Is the minimum wage killing off ‘minijobs’?

Is the minimum wage killing off 'minijobs'?
Photo: DPA.
Figures released on Tuesday show that the number of so-called 'minijobs' in Germany has sunk in the first three months of the year, with some linking the decline to the €8.50 per hour minimum wage that came into effect in January.

The report by the Minijob Centre showed that since January 1st, when minimum wage laws took effect, the number of minijobs had shrunk by about 237,000 jobs to 6.6 million by March 31st – a decrease of 3.5 percent since December 31st.

A minijob is a position where the employee earns no more than €450 per month, allowing people to work a smaller number of hours free of tax. Minijob employees earn around €5 to €10 per hour, while the minimum wage is set to €8.50, and they often do not receive the same kinds of benefits as permanent jobs.

Minijobs can range from retail to health care to domestic work.

The jobs have been touted as a good opportunity for stay-at-home parents – mainly mums – as well as retirees and students. Proponents also have said it gives businesses more flexibility in their workforce.

Some have criticized the system, saying that while it was intended to be a stepping stone to the next position, the minijob system does not offer employers incentive to turn such jobs into regular employment and it could even replace regular positions.

But the latest figures show that the minimum wage could be turning the tables.

Minijobs in east German states, where workers generally earn less than in the west, were particularly affected by the minimum wage with Saxony-Anhalt showing the largest decrease of 7.7 percent and Thuringia showing a decrease of 6.6 percent.

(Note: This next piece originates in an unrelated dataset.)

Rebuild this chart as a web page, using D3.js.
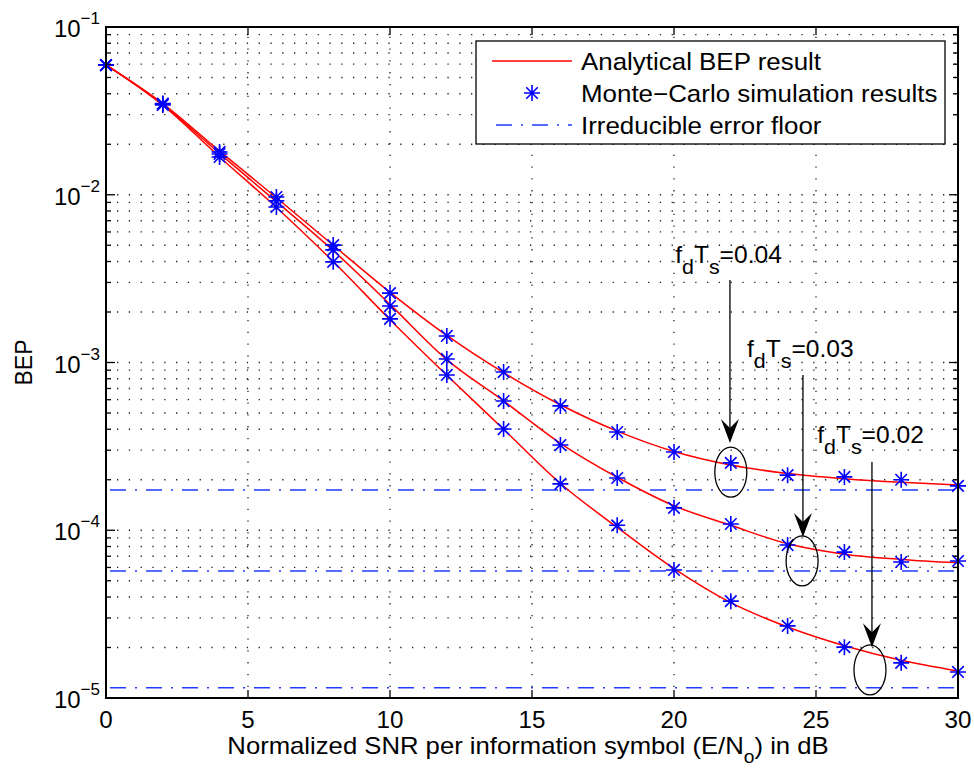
<!DOCTYPE html>
<html>
<head>
<meta charset="utf-8">
<script src="https://cdn.jsdelivr.net/npm/d3@7"></script>
<style>
  body { margin: 0; background: #fff; }
  svg { font-family: "Liberation Sans", Arial, sans-serif; }
</style>
</head>
<body>
<div id="chart"></div>
<script>
// BEP vs normalized SNR for three Doppler spreads (fdTs)

const snr = [0, 2, 4, 6, 8, 10, 12, 14, 16, 18, 20, 22, 24, 26, 28, 30];

// analytical curves
const ana04 = [0.0595, 0.0350, 0.0182, 0.0096, 0.00500, 0.00262, 0.00145, 0.000870, 0.000560, 0.000390, 0.000295, 0.000245, 0.000218, 0.000203, 0.000193, 0.000186];
const ana03 = [0.0595, 0.0346, 0.0176, 0.0091, 0.00465, 0.00222, 0.00104, 0.000590, 0.000330, 0.000207, 0.000140, 0.000107, 0.0000830, 0.0000720, 0.0000670, 0.0000640];
const ana02 = [0.0595, 0.0342, 0.0168, 0.0084, 0.00400, 0.00180, 0.000840, 0.000400, 0.000190, 0.000104, 0.0000590, 0.0000370, 0.0000265, 0.0000205, 0.0000168, 0.0000145];

// monte-carlo points
const sim04 = [0.0593, 0.0350, 0.0180, 0.0097, 0.00501, 0.00259, 0.00144, 0.000877, 0.000551, 0.000385, 0.000293, 0.000252, 0.000213, 0.000208, 0.000200, 0.000184];
const sim03 = [0.0593, 0.0347, 0.0175, 0.0092, 0.00469, 0.00217, 0.00105, 0.000589, 0.000322, 0.000205, 0.000136, 0.000109, 0.0000816, 0.0000741, 0.0000647, 0.0000656];
const sim02 = [0.0593, 0.0343, 0.0168, 0.00845, 0.00398, 0.00182, 0.000843, 0.000401, 0.000189, 0.000107, 0.0000580, 0.0000378, 0.0000269, 0.0000201, 0.0000162, 0.0000143];

// irreducible error floors
const floors = [1.74e-4, 5.71e-5, 1.15e-5];

const xTicks = [0, 5, 10, 15, 20, 25, 30];
const yTicks = [1e-1, 1e-2, 1e-3, 1e-4, 1e-5];
const yExp = ["\u22121", "\u22122", "\u22123", "\u22124", "\u22125"];

const legendLabels = ["Analytical BEP result", "Monte\u2212Carlo simulation results", "Irreducible error floor"];

// annotations: label value, text pos, arrow from/to, ellipse centre (data units)
const notes = [
  { val: "0.04", tx: 20.04, ty: 3.92e-3, ax: 21.97, ay0: 3.10e-3, ay1: 3.31e-4, ex: 22.0, ey: 2.22e-4 },
  { val: "0.03", tx: 22.57, ty: 1.08e-3, ax: 24.54, ay0: 8.43e-4, ay1: 9.12e-5, ex: 24.51, ey: 6.56e-5 },
  { val: "0.02", tx: 25.04, ty: 3.31e-4, ax: 26.97, ay0: 2.55e-4, ay1: 2.01e-5, ex: 26.90, ey: 1.47e-5 }
];

const width = 974;
const height = 774;
const margin = { top: 27, right: 16, bottom: 76, left: 106 };
const stretch = 1.07; // text in the source is a bit wide

const svg = d3.select("#chart")
  .append("svg")
  .attr("width", width)
  .attr("height", height);

const x = d3.scaleLinear()
  .domain([0, 30])
  .range([margin.left, width - margin.right]);

const y = d3.scaleLog()
  .domain([1e-5, 1e-1])
  .range([height - margin.bottom, margin.top]);

const x0 = margin.left, x1 = width - margin.right;
const y0 = height - margin.bottom, y1 = margin.top;

// minor log positions
const minorY = [];
for(let e = -5; e < -1; e++){
  for(let k = 1; k < 10; k++) minorY.push(k * Math.pow(10, e));
}
minorY.push(1e-1);

// grid
const grid = svg.append("g");
grid.selectAll(".hg")
  .data(minorY.filter(v => v > 1e-5 && v < 1e-1))
  .enter()
  .append("line")
  .attr("x1", x0).attr("x2", x1)
  .attr("y1", d => y(d)).attr("y2", d => y(d))
  .attr("stroke", "#222")
  .attr("stroke-width", 1.3)
  .attr("stroke-dasharray", "1.3,10.5")
  .attr("stroke-dashoffset", -11);

grid.selectAll(".vg")
  .data(xTicks.slice(1, -1))
  .enter()
  .append("line")
  .attr("x1", d => x(d)).attr("x2", d => x(d))
  .attr("y1", y0).attr("y2", y1)
  .attr("stroke", "#222")
  .attr("stroke-width", 1.3)
  .attr("stroke-dasharray", "1.3,10.5")
  .attr("stroke-dashoffset", -11);

const dashDot = "16,9,2,9";

// error floors
svg.selectAll(".floor")
  .data(floors)
  .enter()
  .append("line")
  .attr("x1", x(0)).attr("x2", x(30))
  .attr("y1", d => y(d)).attr("y2", d => y(d))
  .attr("stroke", "#1f3cff")
  .attr("stroke-width", 1.5)
  .attr("stroke-dasharray", dashDot)
  .attr("stroke-dashoffset", -4);

// analytical lines
const line = d3.line()
  .x((d, i) => x(snr[i]))
  .y(d => y(d))
  .curve(d3.curveMonotoneX);

svg.selectAll(".ana")
  .data([ana04, ana03, ana02])
  .enter()
  .append("path")
  .attr("d", d => line(d))
  .attr("fill", "none")
  .attr("stroke", "#ff0000")
  .attr("stroke-width", 1.5);

// star marker path
function starPath(r){
  const q = r * 0.72;
  return `M${-r},0L${r},0M0,${-r}L0,${r}M${-q},${-q}L${q},${q}M${-q},${q}L${q},${-q}`;
}

const simPts = [];
[sim04, sim03, sim02].forEach(s => s.forEach((v, i) => simPts.push({ x: snr[i], v: v })));

svg.selectAll(".sim")
  .data(simPts)
  .enter()
  .append("path")
  .attr("transform", d => `translate(${x(d.x)},${y(d.v)})`)
  .attr("d", starPath(8))
  .attr("fill", "none")
  .attr("stroke", "#0000ff")
  .attr("stroke-width", 1.6);

// annotations
const ann = svg.append("g");
notes.forEach(n => {
  const t = ann.append("text")
    .attr("transform", `translate(${x(n.tx)},${y(n.ty)}) scale(${stretch},1)`)
    .style("font-size", "23px");
  t.append("tspan").text("f");
  t.append("tspan").attr("dy", 11).style("font-size", "20px").text("d");
  t.append("tspan").attr("dy", -11).text("T");
  t.append("tspan").attr("dy", 11).style("font-size", "20px").text("s");
  t.append("tspan").attr("dy", -11).text("=" + n.val);

  const tipY = y(n.ay1);
  ann.append("line")
    .attr("x1", x(n.ax)).attr("x2", x(n.ax))
    .attr("y1", y(n.ay0)).attr("y2", tipY - 8)
    .attr("stroke", "#000")
    .attr("stroke-width", 1.3);

  const ax = x(n.ax);
  ann.append("path")
    .attr("d", `M${ax},${tipY}L${ax - 9},${tipY - 24}L${ax},${tipY - 15}L${ax + 9},${tipY - 24}Z`)
    .attr("fill", "#000");

  ann.append("ellipse")
    .attr("cx", x(n.ex))
    .attr("cy", y(n.ey))
    .attr("rx", 16)
    .attr("ry", 25)
    .attr("fill", "none")
    .attr("stroke", "#000")
    .attr("stroke-width", 1.3);
});

// ticks
const ticks = svg.append("g").attr("stroke", "#000").attr("stroke-width", 1.3);
xTicks.forEach(t => {
  ticks.append("line").attr("x1", x(t)).attr("x2", x(t)).attr("y1", y0).attr("y2", y0 - 8);
  ticks.append("line").attr("x1", x(t)).attr("x2", x(t)).attr("y1", y1).attr("y2", y1 + 8);
});
minorY.forEach(v => {
  const major = Math.abs(Math.log10(v) - Math.round(Math.log10(v))) < 1e-9;
  const len = major ? 9 : 5;
  ticks.append("line").attr("x1", x0).attr("x2", x0 + len).attr("y1", y(v)).attr("y2", y(v));
  ticks.append("line").attr("x1", x1).attr("x2", x1 - len).attr("y1", y(v)).attr("y2", y(v));
});

// frame
svg.append("rect")
  .attr("x", x0).attr("y", y1)
  .attr("width", x1 - x0).attr("height", y0 - y1)
  .attr("fill", "none")
  .attr("stroke", "#000")
  .attr("stroke-width", 2);

// tick labels
svg.selectAll(".xl")
  .data(xTicks)
  .enter()
  .append("text")
  .attr("transform", d => `translate(${x(d)},${y0 + 30}) scale(1.05,1)`)
  .attr("text-anchor", "middle")
  .style("font-size", "23px")
  .text(d => d);

yTicks.forEach((v, i) => {
  const t = svg.append("text")
    .attr("x", x0 - 6)
    .attr("y", y(v) + 10)
    .attr("text-anchor", "end")
    .style("font-size", "24px");
  t.append("tspan").text("10");
  t.append("tspan").attr("dy", -13).style("font-size", "17px").text(yExp[i]);
});

// axis labels
const xl = svg.append("text")
  .attr("transform", `translate(${(x0 + x1) / 2 - 4},${y0 + 56}) scale(${stretch},1)`)
  .attr("text-anchor", "middle")
  .style("font-size", "24px");
xl.append("tspan").text("Normalized SNR per information symbol (E/N");
xl.append("tspan").attr("dy", 9).style("font-size", "18px").text("o");
xl.append("tspan").attr("dy", -9).text(") in dB");

svg.append("text")
  .attr("transform", `translate(32,${(y0 + y1) / 2}) rotate(-90)`)
  .attr("text-anchor", "middle")
  .style("font-size", "23px")
  .text("BEP");

// legend
const lg = svg.append("g");
lg.append("rect")
  .attr("x", 476).attr("y", 41)
  .attr("width", 469).attr("height", 103)
  .attr("fill", "#fff")
  .attr("stroke", "#000")
  .attr("stroke-width", 1.3);

const rowY = [61, 93, 125];
lg.append("line").attr("x1", 492).attr("x2", 572).attr("y1", rowY[0]).attr("y2", rowY[0])
  .attr("stroke", "#ff0000").attr("stroke-width", 1.5);
lg.append("path").attr("transform", `translate(532,${rowY[1]})`).attr("d", starPath(8))
  .attr("fill", "none").attr("stroke", "#0000ff").attr("stroke-width", 1.6);
lg.append("line").attr("x1", 492).attr("x2", 572).attr("y1", rowY[2]).attr("y2", rowY[2])
  .attr("stroke", "#1f3cff").attr("stroke-width", 1.5).attr("stroke-dasharray", dashDot).attr("stroke-dashoffset", -4);

lg.selectAll(".lt")
  .data(legendLabels)
  .enter()
  .append("text")
  .attr("transform", (d, i) => `translate(581,${rowY[i] + 9}) scale(1.08,1)`)
  .style("font-size", "24px")
  .text(d => d);
</script>
</body>
</html>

Economic research institutes had warned of a threat to mini-jobs from the minimum wage.

A spokesperson for the Minijob Centre declined to comment to DPA, but a Federal Employment Agency spokesperson told newspaper Süddeutsche Zeitung that “the introduction of the minimum wage plays a role here”.

“If we take the two months after the introduction of the minimum wage together, it shows a decline in mini-jobs of about twice as much as the number fell by in previous years,” the spokeswoman told the newspaper.

A study by the German Ministry for Family Affairs in 2012 found that women were especially vulnerable to getting stuck in a minijob, writing that the system had unintentionally become a “program for creating lifelong economic powerlessness and dependence of women”.

Most of those taking on minijobs at the beginning of this year were women, according to the Minijob Centre figures, with 60.8 percent women and 39.2 percent men.

The sector where minijobs actually rose slightly was within private households, where by the end of March there were 284,000 minijob holders, an increase of about 6.1 percent on the previous year.

“The trend towards registration of domestic workers continues,” said the head of the Essen Minijob Centre, Dr. Erik Thomsen in a statement.

An overwhelming majority of domestic workers in minijobs were women at 91.4 percent.

Additionally, the only age group to see an increase in minijob workers was the 60 to 65 (2.8 percent) and over 65 (1.7 percent) age groups.